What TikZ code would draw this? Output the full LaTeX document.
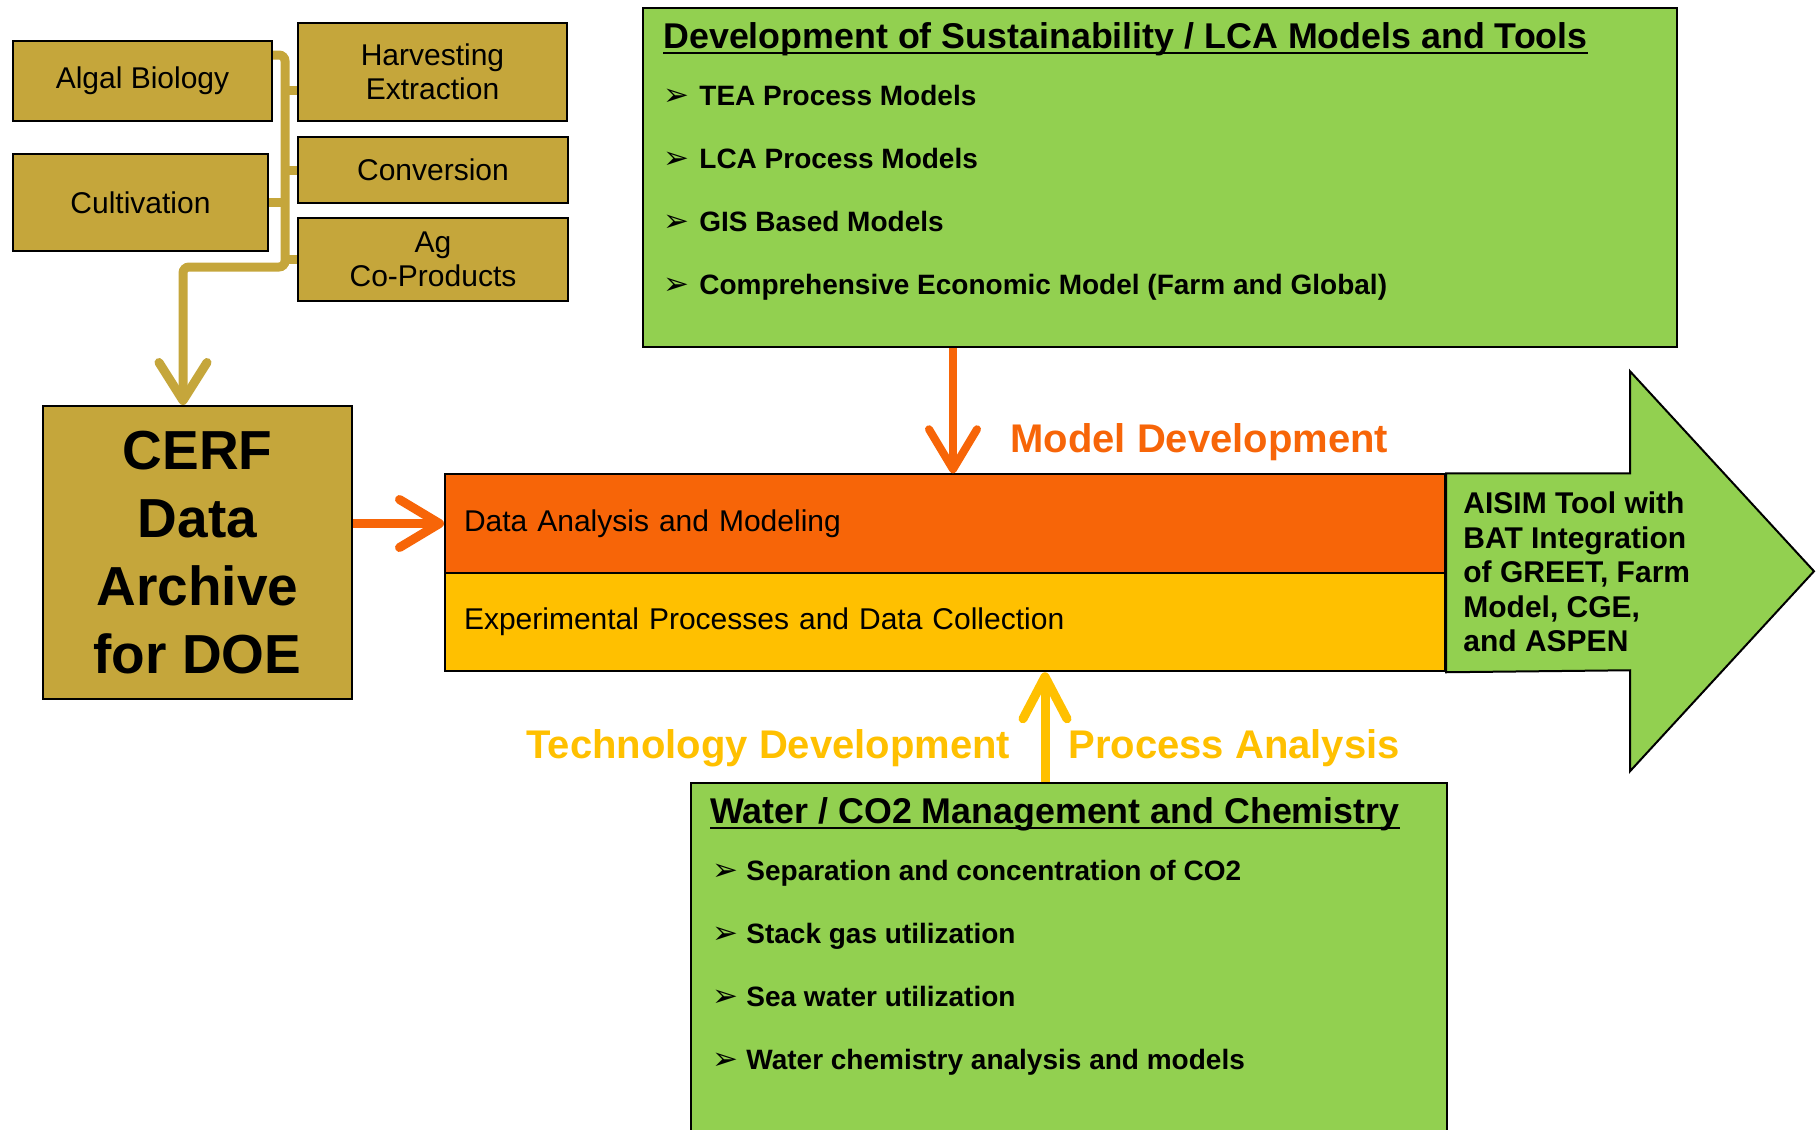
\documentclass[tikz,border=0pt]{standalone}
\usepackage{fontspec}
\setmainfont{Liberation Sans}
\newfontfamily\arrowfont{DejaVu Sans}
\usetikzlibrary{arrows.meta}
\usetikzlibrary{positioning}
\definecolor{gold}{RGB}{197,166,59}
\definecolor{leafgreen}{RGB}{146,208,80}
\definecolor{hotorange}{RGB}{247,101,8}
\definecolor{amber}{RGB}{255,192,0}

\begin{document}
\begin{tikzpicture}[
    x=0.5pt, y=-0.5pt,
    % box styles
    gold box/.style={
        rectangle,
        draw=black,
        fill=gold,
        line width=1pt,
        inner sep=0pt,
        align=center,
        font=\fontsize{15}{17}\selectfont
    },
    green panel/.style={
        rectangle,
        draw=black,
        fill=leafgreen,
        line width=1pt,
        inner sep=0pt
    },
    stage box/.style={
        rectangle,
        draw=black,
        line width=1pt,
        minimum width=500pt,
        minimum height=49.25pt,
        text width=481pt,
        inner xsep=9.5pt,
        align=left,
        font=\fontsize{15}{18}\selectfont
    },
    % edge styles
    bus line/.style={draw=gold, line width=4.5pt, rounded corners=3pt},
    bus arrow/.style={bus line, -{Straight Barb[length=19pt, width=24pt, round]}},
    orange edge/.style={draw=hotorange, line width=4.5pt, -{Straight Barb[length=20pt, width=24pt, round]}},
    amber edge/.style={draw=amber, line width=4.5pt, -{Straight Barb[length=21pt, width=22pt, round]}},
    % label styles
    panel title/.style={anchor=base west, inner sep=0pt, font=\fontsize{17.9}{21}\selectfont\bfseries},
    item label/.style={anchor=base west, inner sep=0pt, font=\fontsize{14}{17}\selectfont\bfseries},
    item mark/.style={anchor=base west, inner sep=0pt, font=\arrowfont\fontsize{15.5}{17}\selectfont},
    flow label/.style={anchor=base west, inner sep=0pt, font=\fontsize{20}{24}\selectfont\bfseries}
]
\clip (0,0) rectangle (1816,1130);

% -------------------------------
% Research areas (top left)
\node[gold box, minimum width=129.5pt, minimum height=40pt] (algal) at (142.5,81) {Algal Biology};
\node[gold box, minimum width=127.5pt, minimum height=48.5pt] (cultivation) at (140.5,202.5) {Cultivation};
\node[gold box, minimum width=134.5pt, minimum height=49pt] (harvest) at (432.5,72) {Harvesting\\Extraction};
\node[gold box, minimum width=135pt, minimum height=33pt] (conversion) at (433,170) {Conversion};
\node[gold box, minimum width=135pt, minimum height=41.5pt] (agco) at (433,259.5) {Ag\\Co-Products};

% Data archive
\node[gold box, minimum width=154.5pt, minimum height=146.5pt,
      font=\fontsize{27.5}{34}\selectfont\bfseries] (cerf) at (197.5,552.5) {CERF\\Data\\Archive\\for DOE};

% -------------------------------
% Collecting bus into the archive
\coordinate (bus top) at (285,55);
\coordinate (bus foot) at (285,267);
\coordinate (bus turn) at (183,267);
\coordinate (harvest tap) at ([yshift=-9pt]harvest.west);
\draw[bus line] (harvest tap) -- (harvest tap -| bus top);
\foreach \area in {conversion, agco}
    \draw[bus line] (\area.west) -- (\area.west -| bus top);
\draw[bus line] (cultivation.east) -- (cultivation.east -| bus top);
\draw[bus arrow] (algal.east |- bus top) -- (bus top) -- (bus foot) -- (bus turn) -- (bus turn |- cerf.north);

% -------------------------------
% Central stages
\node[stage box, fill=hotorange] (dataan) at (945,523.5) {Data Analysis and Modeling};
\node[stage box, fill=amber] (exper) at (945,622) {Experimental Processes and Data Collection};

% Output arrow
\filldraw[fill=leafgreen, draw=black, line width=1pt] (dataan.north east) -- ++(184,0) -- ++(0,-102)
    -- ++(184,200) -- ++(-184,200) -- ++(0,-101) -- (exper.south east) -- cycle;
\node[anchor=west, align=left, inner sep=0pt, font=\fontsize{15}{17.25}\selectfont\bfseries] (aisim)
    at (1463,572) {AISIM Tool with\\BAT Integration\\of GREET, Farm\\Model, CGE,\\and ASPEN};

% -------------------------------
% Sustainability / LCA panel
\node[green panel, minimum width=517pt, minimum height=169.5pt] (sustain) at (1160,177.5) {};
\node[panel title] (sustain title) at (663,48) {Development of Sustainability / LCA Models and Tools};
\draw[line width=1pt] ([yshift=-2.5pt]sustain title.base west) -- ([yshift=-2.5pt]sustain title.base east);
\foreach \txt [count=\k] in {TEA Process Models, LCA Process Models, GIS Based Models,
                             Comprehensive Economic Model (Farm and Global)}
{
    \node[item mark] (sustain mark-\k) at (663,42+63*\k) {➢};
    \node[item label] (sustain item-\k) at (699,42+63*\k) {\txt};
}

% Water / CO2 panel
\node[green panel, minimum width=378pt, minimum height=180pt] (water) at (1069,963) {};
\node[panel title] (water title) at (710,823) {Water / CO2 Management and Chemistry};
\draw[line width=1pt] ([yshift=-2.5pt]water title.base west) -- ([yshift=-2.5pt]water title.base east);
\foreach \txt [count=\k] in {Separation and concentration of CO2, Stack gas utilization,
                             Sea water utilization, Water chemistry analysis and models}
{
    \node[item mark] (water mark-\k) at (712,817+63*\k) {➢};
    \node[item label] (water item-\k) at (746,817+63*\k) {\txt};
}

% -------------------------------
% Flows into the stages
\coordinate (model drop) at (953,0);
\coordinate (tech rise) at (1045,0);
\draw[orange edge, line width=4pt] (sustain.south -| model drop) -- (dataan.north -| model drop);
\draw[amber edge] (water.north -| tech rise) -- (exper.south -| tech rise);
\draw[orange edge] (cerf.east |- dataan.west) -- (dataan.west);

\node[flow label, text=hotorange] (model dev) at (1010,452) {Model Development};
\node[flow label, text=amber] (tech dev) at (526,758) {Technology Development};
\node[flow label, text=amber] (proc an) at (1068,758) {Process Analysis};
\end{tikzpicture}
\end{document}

Exercise — Are you able to set down all the lines above exactly, without any pictures?

Correct answer —
What TikZ code would draw this? Output the full LaTeX document.
\documentclass[tikz,border=0pt]{standalone}
\usepackage{fontspec}
\setmainfont{Liberation Sans}
\newfontfamily\arrowfont{DejaVu Sans}
\usetikzlibrary{arrows.meta}
\usetikzlibrary{positioning}
\definecolor{gold}{RGB}{197,166,59}
\definecolor{leafgreen}{RGB}{146,208,80}
\definecolor{hotorange}{RGB}{247,101,8}
\definecolor{amber}{RGB}{255,192,0}

\begin{document}
\begin{tikzpicture}[
    x=0.5pt, y=-0.5pt,
    % box styles
    gold box/.style={
        rectangle,
        draw=black,
        fill=gold,
        line width=1pt,
        inner sep=0pt,
        align=center,
        font=\fontsize{15}{17}\selectfont
    },
    green panel/.style={
        rectangle,
        draw=black,
        fill=leafgreen,
        line width=1pt,
        inner sep=0pt
    },
    stage box/.style={
        rectangle,
        draw=black,
        line width=1pt,
        minimum width=500pt,
        minimum height=49.25pt,
        text width=481pt,
        inner xsep=9.5pt,
        align=left,
        font=\fontsize{15}{18}\selectfont
    },
    % edge styles
    bus line/.style={draw=gold, line width=4.5pt, rounded corners=3pt},
    bus arrow/.style={bus line, -{Straight Barb[length=19pt, width=24pt, round]}},
    orange edge/.style={draw=hotorange, line width=4.5pt, -{Straight Barb[length=20pt, width=24pt, round]}},
    amber edge/.style={draw=amber, line width=4.5pt, -{Straight Barb[length=21pt, width=22pt, round]}},
    % label styles
    panel title/.style={anchor=base west, inner sep=0pt, font=\fontsize{17.9}{21}\selectfont\bfseries},
    item label/.style={anchor=base west, inner sep=0pt, font=\fontsize{14}{17}\selectfont\bfseries},
    item mark/.style={anchor=base west, inner sep=0pt, font=\arrowfont\fontsize{15.5}{17}\selectfont},
    flow label/.style={anchor=base west, inner sep=0pt, font=\fontsize{20}{24}\selectfont\bfseries}
]
\clip (0,0) rectangle (1816,1130);

% -------------------------------
% Research areas (top left)
\node[gold box, minimum width=129.5pt, minimum height=40pt] (algal) at (142.5,81) {Algal Biology};
\node[gold box, minimum width=127.5pt, minimum height=48.5pt] (cultivation) at (140.5,202.5) {Cultivation};
\node[gold box, minimum width=134.5pt, minimum height=49pt] (harvest) at (432.5,72) {Harvesting\\Extraction};
\node[gold box, minimum width=135pt, minimum height=33pt] (conversion) at (433,170) {Conversion};
\node[gold box, minimum width=135pt, minimum height=41.5pt] (agco) at (433,259.5) {Ag\\Co-Products};

% Data archive
\node[gold box, minimum width=154.5pt, minimum height=146.5pt,
      font=\fontsize{27.5}{34}\selectfont\bfseries] (cerf) at (197.5,552.5) {CERF\\Data\\Archive\\for DOE};

% -------------------------------
% Collecting bus into the archive
\coordinate (bus top) at (285,55);
\coordinate (bus foot) at (285,267);
\coordinate (bus turn) at (183,267);
\coordinate (harvest tap) at ([yshift=-9pt]harvest.west);
\draw[bus line] (harvest tap) -- (harvest tap -| bus top);
\foreach \area in {conversion, agco}
    \draw[bus line] (\area.west) -- (\area.west -| bus top);
\draw[bus line] (cultivation.east) -- (cultivation.east -| bus top);
\draw[bus arrow] (algal.east |- bus top) -- (bus top) -- (bus foot) -- (bus turn) -- (bus turn |- cerf.north);

% -------------------------------
% Central stages
\node[stage box, fill=hotorange] (dataan) at (945,523.5) {Data Analysis and Modeling};
\node[stage box, fill=amber] (exper) at (945,622) {Experimental Processes and Data Collection};

% Output arrow
\filldraw[fill=leafgreen, draw=black, line width=1pt] (dataan.north east) -- ++(184,0) -- ++(0,-102)
    -- ++(184,200) -- ++(-184,200) -- ++(0,-101) -- (exper.south east) -- cycle;
\node[anchor=west, align=left, inner sep=0pt, font=\fontsize{15}{17.25}\selectfont\bfseries] (aisim)
    at (1463,572) {AISIM Tool with\\BAT Integration\\of GREET, Farm\\Model, CGE,\\and ASPEN};

% -------------------------------
% Sustainability / LCA panel
\node[green panel, minimum width=517pt, minimum height=169.5pt] (sustain) at (1160,177.5) {};
\node[panel title] (sustain title) at (663,48) {Development of Sustainability / LCA Models and Tools};
\draw[line width=1pt] ([yshift=-2.5pt]sustain title.base west) -- ([yshift=-2.5pt]sustain title.base east);
\foreach \txt [count=\k] in {TEA Process Models, LCA Process Models, GIS Based Models,
                             Comprehensive Economic Model (Farm and Global)}
{
    \node[item mark] (sustain mark-\k) at (663,42+63*\k) {➢};
    \node[item label] (sustain item-\k) at (699,42+63*\k) {\txt};
}

% Water / CO2 panel
\node[green panel, minimum width=378pt, minimum height=180pt] (water) at (1069,963) {};
\node[panel title] (water title) at (710,823) {Water / CO2 Management and Chemistry};
\draw[line width=1pt] ([yshift=-2.5pt]water title.base west) -- ([yshift=-2.5pt]water title.base east);
\foreach \txt [count=\k] in {Separation and concentration of CO2, Stack gas utilization,
                             Sea water utilization, Water chemistry analysis and models}
{
    \node[item mark] (water mark-\k) at (712,817+63*\k) {➢};
    \node[item label] (water item-\k) at (746,817+63*\k) {\txt};
}

% -------------------------------
% Flows into the stages
\coordinate (model drop) at (953,0);
\coordinate (tech rise) at (1045,0);
\draw[orange edge, line width=4pt] (sustain.south -| model drop) -- (dataan.north -| model drop);
\draw[amber edge] (water.north -| tech rise) -- (exper.south -| tech rise);
\draw[orange edge] (cerf.east |- dataan.west) -- (dataan.west);

\node[flow label, text=hotorange] (model dev) at (1010,452) {Model Development};
\node[flow label, text=amber] (tech dev) at (526,758) {Technology Development};
\node[flow label, text=amber] (proc an) at (1068,758) {Process Analysis};
\end{tikzpicture}
\end{document}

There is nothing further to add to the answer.